Arrive l’opération de police qui fait suite aux manifestations de nationaux mauritaniens concernant la trop forte présence de la main d’œuvre étrangère illégale. Une opération qui aboutit à l’arrestation de plusieurs africains dont certainement quelques sénégalais. Cela se transforme en «chasse aux sénégalais en représailles aux mesures prises par le Sénégal dans ce qui a conduit à la crise ouverte entre les deux pays». Les textes diffusés par quelques sites arabophones sont vite repris par la PANA et APA qui font feu de tout bois. Heureusement que peu de journaux sénégalais ont repris ces dépêches… On a encore en tête comment les fausses informations diffusées en 1989 furent largement à l’origine des massacres commis ici et là.
Puis arrivent les événements de l’Université. Parties d’une opération de fraude lors de l’élection d’un bureau d’une association estudiantine, les manifestations ont pris l’aspect d’un affrontement ethnique. L’administration de l’Université de Nouakchott a-t-elle poussé, encouragé, préparé les esprits pour un tel aboutissement ? Ses détracteurs veulent bien le faire savoir.
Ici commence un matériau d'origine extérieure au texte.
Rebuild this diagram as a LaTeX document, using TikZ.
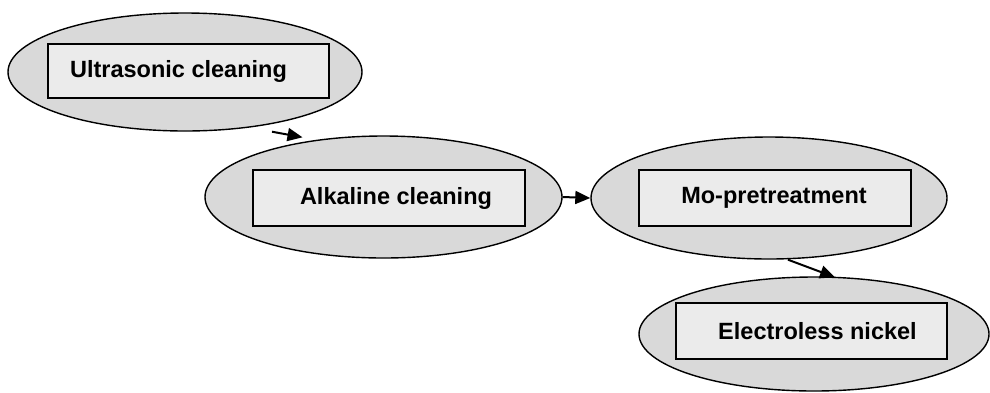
\documentclass[tikz,border=0pt]{standalone}
\usepackage{fontspec}
\setmainfont{Liberation Sans}
\usetikzlibrary{shapes.geometric,arrows.meta,calc}

\definecolor{stagefill}{gray}{0.85}
\definecolor{boxfill}{gray}{0.92}

\tikzset{
  stage/.style={ellipse, draw=black, line width=1.4pt, fill=stagefill, inner sep=0pt},
  stepbox/.style={rectangle, draw=black, line width=1.8pt, fill=boxfill, inner sep=0pt},
  steptext/.style={font=\bfseries\fontsize{23.5pt}{26pt}\selectfont, inner sep=0pt, anchor=center},
  flow/.style={line width=2pt, -{Triangle[length=15pt,width=13pt]}}
}

\begin{document}
\begin{tikzpicture}[x=1pt, y=-1pt]
  \useasboundingbox (0,0) rectangle (990,392);

  % process stages: ellipse with a labelled box inside
  \node[stage, minimum width=354pt, minimum height=118pt] (e1) at (185,72) {};
  \node[stepbox, minimum width=281pt, minimum height=54pt] (r1) at (188.5,71) {};
  \node[steptext] (t1) at ($(r1.center)+(-10,0)$) {Ultrasonic cleaning};

  \node[stage, minimum width=357pt, minimum height=122pt] (e2) at (383.5,197) {};
  \node[stepbox, minimum width=272pt, minimum height=56pt] (r2) at (389,198) {};
  \node[steptext] (t2) at ($(r2.center)+(7,0)$) {Alkaline cleaning};

  \node[stage, minimum width=356pt, minimum height=122pt] (e3) at (769,198) {};
  \node[stepbox, minimum width=272pt, minimum height=56pt] (r3) at (775,198) {};
  \node[steptext] (t3) at ($(r3.center)+(-1,0)$) {Mo-pretreatment};

  \node[stage, minimum width=350pt, minimum height=114pt] (e4) at (814,334) {};
  \node[stepbox, minimum width=271pt, minimum height=56pt] (r4) at (811.5,331) {};
  \node[steptext] (t4) at ($(r4.center)+(6,0)$) {Electroless nickel};

  % connectors between stages
  \draw[flow] ($(e1.south)+(87,0)$) -- ($(e2.north)+(-81,2)$);
  \draw[flow] (e2.east) -- (e3.west);
  \draw[flow] ($(e3.south)+(19,0)$) -- ($(e4.north)+(21,1)$);
\end{tikzpicture}
\end{document}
Mais nous croyons quant à nous que la préparation psychique et mentale des politiques en perte de vitesse est beaucoup plus déterminante dans la suite des évènements. Les mêmes causes produisant les mêmes effets, ou presque, nous avons assisté à une surenchère des syndicats estudiantins affiliés aux formations politiques – reconnues ou non. Surenchère qui a évolué nécessairement vers la «revivification du fait ethnique». C’est fatalement le recours quand on a plus d’argument à avancer dans ce pays.
On joue avec le feu. C’est d’autant plus dangereux que ceux qui mènent la manœuvre ne savent pas où peuvent mener leur entreprise. Ils peuvent actionner la machine mais pour l’arrêter, ils manquent d’expertise et de courage.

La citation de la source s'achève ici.